▶ _Your objective_:
Find the line with "Write the matplotlib code for this chart." and the line with "ax.set_axisbelow(True)", then repeat both of them and every line in between exactly. Omit the pictures.

▶ _Input records_:
***
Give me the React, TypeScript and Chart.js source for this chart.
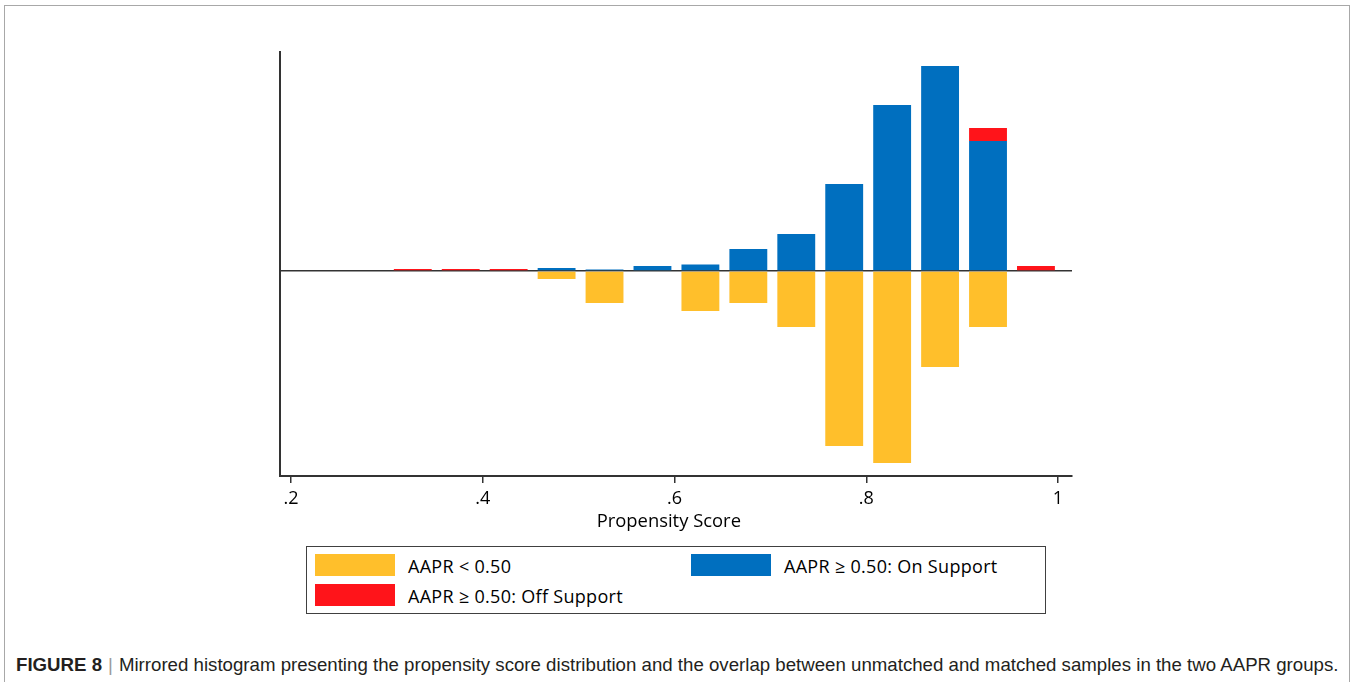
***
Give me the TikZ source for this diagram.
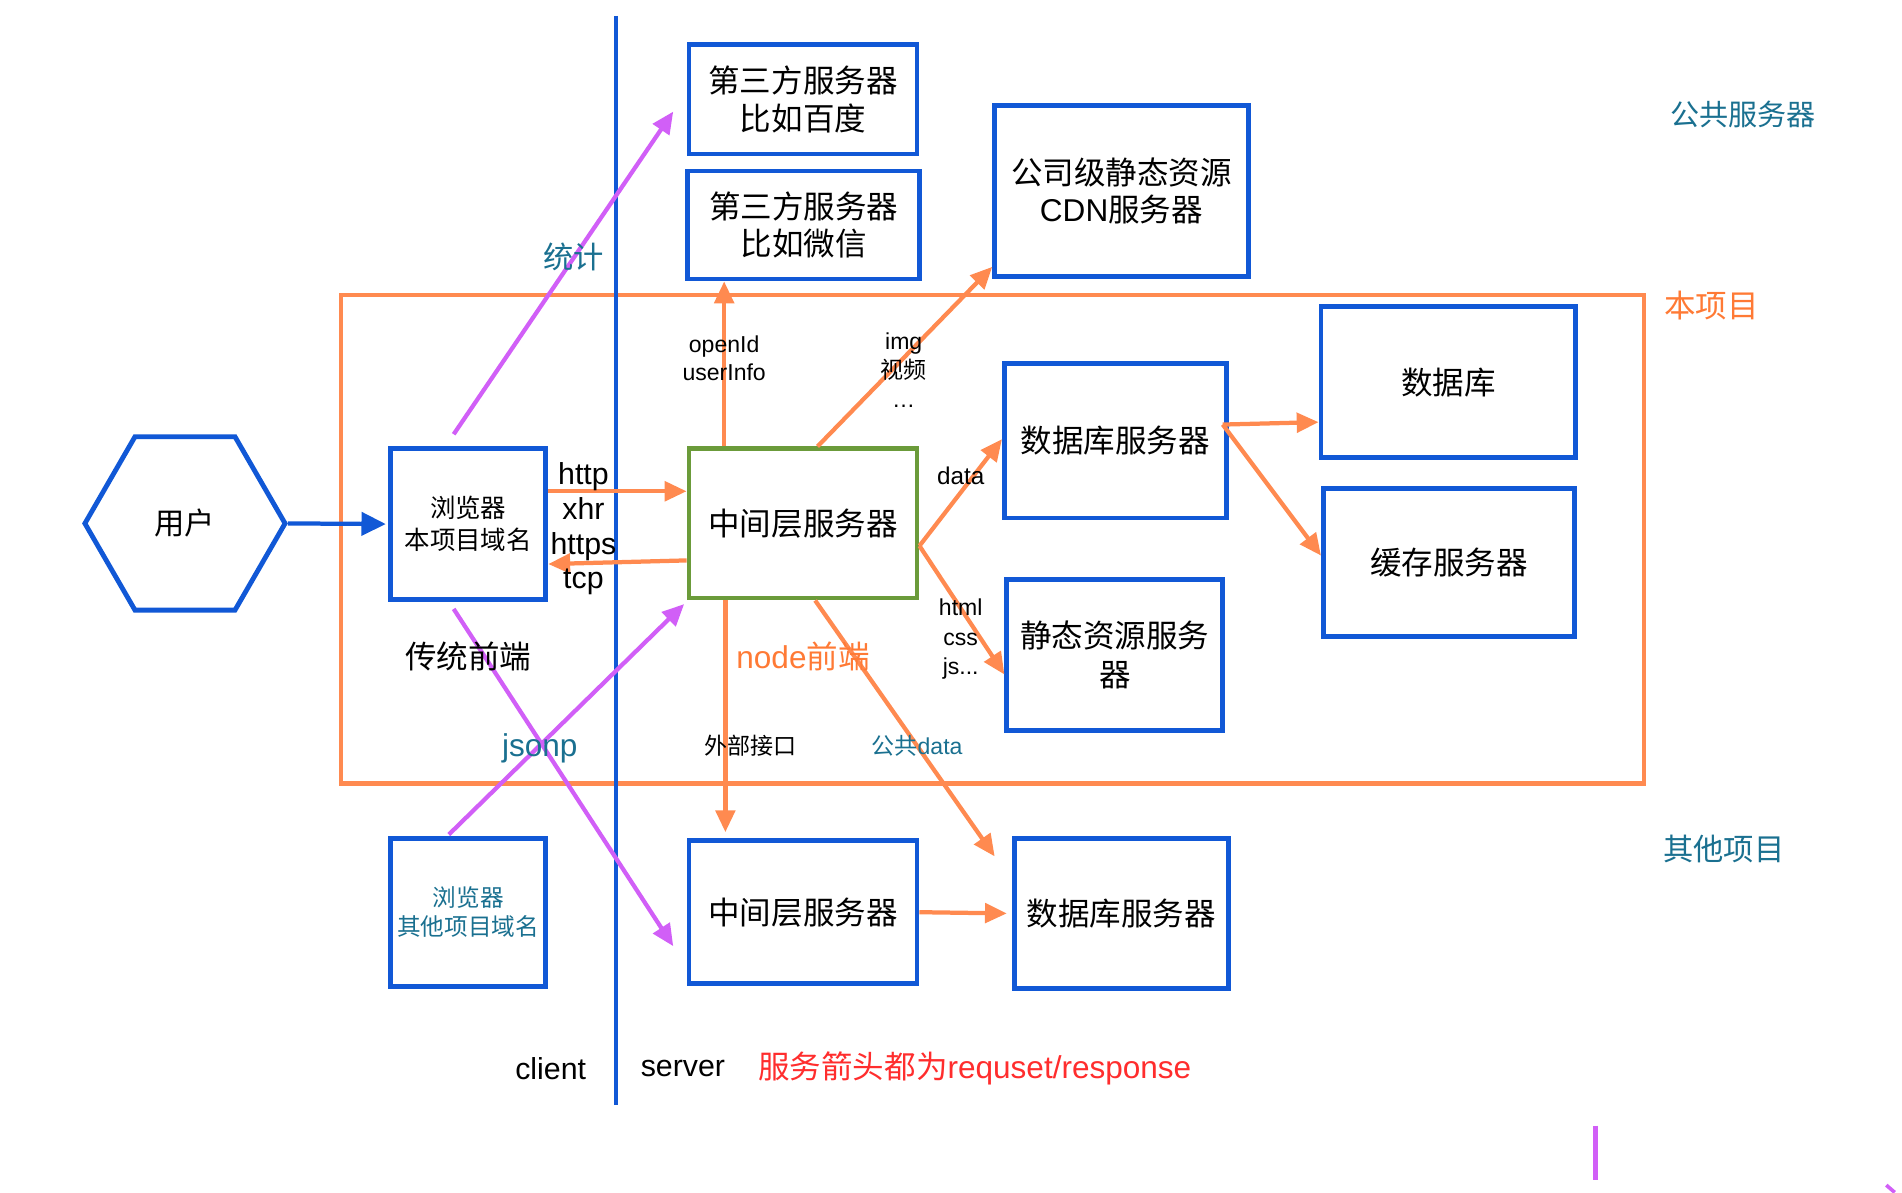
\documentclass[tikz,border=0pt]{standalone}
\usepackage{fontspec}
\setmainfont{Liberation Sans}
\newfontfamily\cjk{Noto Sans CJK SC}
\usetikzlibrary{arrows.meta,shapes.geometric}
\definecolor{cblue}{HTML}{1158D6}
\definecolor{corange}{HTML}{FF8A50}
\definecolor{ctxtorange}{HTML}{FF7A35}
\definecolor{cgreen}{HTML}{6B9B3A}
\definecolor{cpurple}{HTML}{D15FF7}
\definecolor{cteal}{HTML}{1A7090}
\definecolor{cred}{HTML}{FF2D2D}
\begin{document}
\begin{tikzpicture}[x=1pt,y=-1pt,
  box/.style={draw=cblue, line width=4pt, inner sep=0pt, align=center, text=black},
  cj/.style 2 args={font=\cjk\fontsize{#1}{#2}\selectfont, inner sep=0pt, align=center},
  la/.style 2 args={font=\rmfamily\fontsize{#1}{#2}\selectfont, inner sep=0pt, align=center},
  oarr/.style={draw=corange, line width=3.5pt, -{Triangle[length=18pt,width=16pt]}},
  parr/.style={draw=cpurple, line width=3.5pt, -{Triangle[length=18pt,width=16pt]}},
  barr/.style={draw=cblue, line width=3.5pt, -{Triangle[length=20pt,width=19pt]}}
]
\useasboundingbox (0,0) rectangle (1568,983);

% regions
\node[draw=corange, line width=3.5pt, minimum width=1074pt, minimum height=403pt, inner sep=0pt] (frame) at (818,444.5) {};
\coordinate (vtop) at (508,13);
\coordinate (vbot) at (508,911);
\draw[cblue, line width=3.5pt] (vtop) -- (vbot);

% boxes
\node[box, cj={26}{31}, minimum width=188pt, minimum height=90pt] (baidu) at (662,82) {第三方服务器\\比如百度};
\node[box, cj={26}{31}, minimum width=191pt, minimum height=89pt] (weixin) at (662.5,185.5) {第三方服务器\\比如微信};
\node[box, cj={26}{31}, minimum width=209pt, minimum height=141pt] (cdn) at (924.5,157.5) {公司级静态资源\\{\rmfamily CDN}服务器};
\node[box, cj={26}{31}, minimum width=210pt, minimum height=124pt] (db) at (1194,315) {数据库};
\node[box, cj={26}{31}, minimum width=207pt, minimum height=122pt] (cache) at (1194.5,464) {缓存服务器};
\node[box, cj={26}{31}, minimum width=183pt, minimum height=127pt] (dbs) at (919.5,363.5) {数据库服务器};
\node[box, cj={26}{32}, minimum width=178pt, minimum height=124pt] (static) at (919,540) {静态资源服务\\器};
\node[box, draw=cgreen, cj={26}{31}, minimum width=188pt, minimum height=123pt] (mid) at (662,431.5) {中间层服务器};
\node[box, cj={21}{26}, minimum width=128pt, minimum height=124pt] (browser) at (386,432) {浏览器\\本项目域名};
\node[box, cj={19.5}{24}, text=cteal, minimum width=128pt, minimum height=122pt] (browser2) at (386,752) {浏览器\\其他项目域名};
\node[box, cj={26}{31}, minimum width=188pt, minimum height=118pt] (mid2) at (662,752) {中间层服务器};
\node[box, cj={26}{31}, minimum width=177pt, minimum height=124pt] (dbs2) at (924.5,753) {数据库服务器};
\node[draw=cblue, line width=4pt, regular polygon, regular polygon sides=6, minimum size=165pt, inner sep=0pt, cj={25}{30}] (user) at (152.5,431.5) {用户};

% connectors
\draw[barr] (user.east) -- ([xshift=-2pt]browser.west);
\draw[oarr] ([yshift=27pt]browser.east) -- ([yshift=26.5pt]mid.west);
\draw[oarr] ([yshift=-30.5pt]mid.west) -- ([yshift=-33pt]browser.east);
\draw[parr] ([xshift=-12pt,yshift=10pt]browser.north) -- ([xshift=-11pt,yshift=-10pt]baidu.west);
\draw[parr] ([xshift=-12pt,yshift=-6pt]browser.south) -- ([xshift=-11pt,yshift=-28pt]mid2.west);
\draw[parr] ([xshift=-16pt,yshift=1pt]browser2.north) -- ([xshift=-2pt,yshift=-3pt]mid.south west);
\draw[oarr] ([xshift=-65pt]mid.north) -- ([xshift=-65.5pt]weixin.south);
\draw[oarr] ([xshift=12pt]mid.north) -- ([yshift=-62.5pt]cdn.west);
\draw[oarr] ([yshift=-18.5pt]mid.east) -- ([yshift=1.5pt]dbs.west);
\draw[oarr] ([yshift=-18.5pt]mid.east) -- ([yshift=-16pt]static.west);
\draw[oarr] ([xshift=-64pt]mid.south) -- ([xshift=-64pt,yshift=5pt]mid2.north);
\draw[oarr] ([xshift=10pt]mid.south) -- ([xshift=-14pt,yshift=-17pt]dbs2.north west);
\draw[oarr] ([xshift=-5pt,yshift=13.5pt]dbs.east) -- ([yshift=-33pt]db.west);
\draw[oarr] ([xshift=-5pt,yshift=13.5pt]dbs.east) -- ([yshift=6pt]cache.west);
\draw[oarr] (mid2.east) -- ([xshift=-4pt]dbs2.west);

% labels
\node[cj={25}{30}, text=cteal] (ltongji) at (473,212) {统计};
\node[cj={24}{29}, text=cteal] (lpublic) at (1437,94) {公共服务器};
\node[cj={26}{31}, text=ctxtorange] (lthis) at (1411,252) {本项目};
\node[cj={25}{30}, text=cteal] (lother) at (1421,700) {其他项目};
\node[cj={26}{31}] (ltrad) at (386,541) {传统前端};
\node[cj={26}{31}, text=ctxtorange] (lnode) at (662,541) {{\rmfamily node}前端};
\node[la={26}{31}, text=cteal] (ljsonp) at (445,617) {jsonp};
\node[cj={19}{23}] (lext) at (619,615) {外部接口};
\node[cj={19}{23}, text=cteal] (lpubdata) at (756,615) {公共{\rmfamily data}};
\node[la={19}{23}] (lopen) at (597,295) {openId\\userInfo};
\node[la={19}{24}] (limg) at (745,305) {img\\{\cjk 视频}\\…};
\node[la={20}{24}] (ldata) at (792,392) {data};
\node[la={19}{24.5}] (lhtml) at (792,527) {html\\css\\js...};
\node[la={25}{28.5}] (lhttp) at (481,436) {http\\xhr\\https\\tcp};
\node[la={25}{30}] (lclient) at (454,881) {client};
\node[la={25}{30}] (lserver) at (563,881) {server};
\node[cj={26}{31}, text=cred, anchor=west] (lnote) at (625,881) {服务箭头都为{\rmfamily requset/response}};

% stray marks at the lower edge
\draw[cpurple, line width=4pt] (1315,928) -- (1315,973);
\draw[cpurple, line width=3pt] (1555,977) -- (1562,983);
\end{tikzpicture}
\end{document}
***
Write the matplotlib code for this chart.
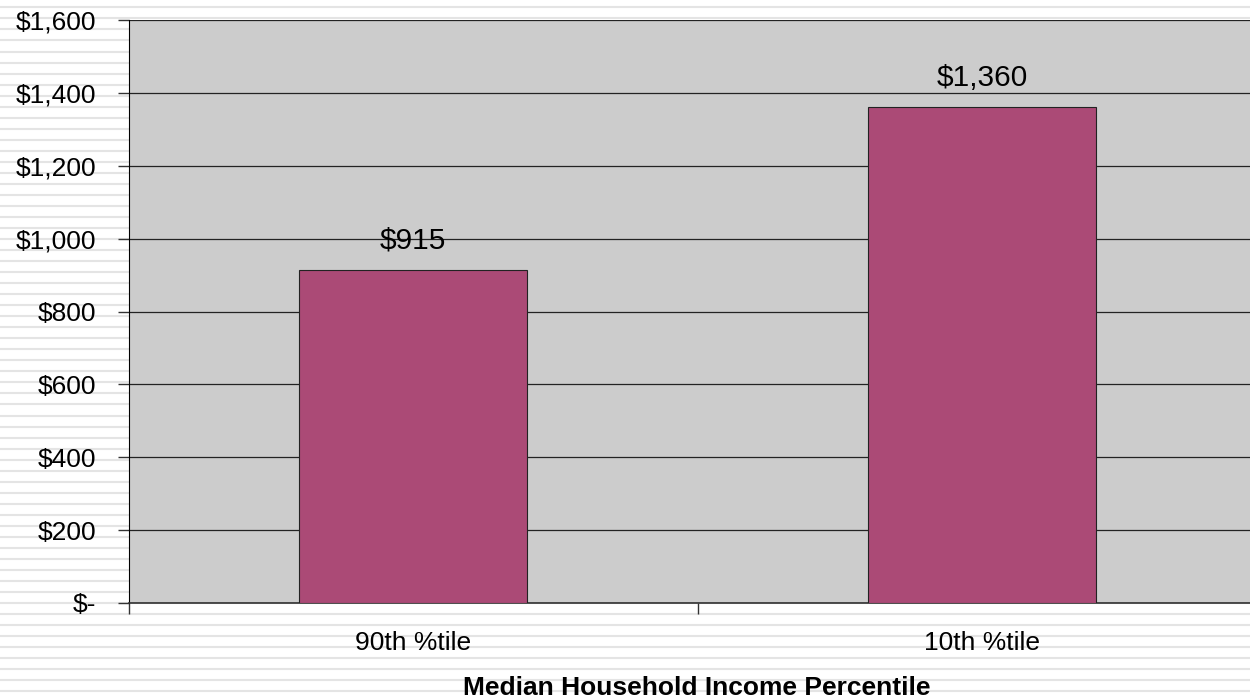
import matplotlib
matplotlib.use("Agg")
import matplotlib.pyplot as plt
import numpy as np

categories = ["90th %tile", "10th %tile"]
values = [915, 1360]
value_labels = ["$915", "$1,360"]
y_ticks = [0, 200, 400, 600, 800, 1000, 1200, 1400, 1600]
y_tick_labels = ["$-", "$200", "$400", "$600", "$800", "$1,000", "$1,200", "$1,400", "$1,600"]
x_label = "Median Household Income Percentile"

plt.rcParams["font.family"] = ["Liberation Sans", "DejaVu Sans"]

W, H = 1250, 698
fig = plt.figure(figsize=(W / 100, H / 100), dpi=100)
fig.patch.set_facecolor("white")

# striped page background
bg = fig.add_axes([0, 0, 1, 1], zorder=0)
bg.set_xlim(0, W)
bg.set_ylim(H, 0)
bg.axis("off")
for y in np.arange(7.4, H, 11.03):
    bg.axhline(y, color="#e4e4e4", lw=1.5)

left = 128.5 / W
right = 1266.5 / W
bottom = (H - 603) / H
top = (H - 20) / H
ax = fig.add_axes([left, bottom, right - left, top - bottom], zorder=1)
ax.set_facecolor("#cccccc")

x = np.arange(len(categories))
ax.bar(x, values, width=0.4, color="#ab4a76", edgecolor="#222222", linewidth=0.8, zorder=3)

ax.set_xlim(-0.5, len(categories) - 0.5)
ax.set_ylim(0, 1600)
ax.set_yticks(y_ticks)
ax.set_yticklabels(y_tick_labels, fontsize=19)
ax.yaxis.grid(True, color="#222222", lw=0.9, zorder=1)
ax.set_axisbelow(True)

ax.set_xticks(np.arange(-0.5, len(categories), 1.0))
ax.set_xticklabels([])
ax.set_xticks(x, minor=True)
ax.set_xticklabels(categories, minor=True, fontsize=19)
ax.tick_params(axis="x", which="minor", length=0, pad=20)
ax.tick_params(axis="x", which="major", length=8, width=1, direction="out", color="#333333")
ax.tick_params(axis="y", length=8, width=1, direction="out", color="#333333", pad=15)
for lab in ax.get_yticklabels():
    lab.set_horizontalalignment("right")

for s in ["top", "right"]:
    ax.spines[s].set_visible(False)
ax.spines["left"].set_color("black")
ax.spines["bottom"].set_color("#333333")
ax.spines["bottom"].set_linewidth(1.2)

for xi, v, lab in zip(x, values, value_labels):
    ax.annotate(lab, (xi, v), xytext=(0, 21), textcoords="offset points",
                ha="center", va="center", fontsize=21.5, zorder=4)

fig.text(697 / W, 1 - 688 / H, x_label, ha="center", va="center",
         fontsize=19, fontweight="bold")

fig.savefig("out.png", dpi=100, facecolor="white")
***
▶ _Task response_:
Write the matplotlib code for this chart.
import matplotlib
matplotlib.use("Agg")
import matplotlib.pyplot as plt
import numpy as np

categories = ["90th %tile", "10th %tile"]
values = [915, 1360]
value_labels = ["$915", "$1,360"]
y_ticks = [0, 200, 400, 600, 800, 1000, 1200, 1400, 1600]
y_tick_labels = ["$-", "$200", "$400", "$600", "$800", "$1,000", "$1,200", "$1,400", "$1,600"]
x_label = "Median Household Income Percentile"

plt.rcParams["font.family"] = ["Liberation Sans", "DejaVu Sans"]

W, H = 1250, 698
fig = plt.figure(figsize=(W / 100, H / 100), dpi=100)
fig.patch.set_facecolor("white")

# striped page background
bg = fig.add_axes([0, 0, 1, 1], zorder=0)
bg.set_xlim(0, W)
bg.set_ylim(H, 0)
bg.axis("off")
for y in np.arange(7.4, H, 11.03):
    bg.axhline(y, color="#e4e4e4", lw=1.5)

left = 128.5 / W
right = 1266.5 / W
bottom = (H - 603) / H
top = (H - 20) / H
ax = fig.add_axes([left, bottom, right - left, top - bottom], zorder=1)
ax.set_facecolor("#cccccc")

x = np.arange(len(categories))
ax.bar(x, values, width=0.4, color="#ab4a76", edgecolor="#222222", linewidth=0.8, zorder=3)

ax.set_xlim(-0.5, len(categories) - 0.5)
ax.set_ylim(0, 1600)
ax.set_yticks(y_ticks)
ax.set_yticklabels(y_tick_labels, fontsize=19)
ax.yaxis.grid(True, color="#222222", lw=0.9, zorder=1)
ax.set_axisbelow(True)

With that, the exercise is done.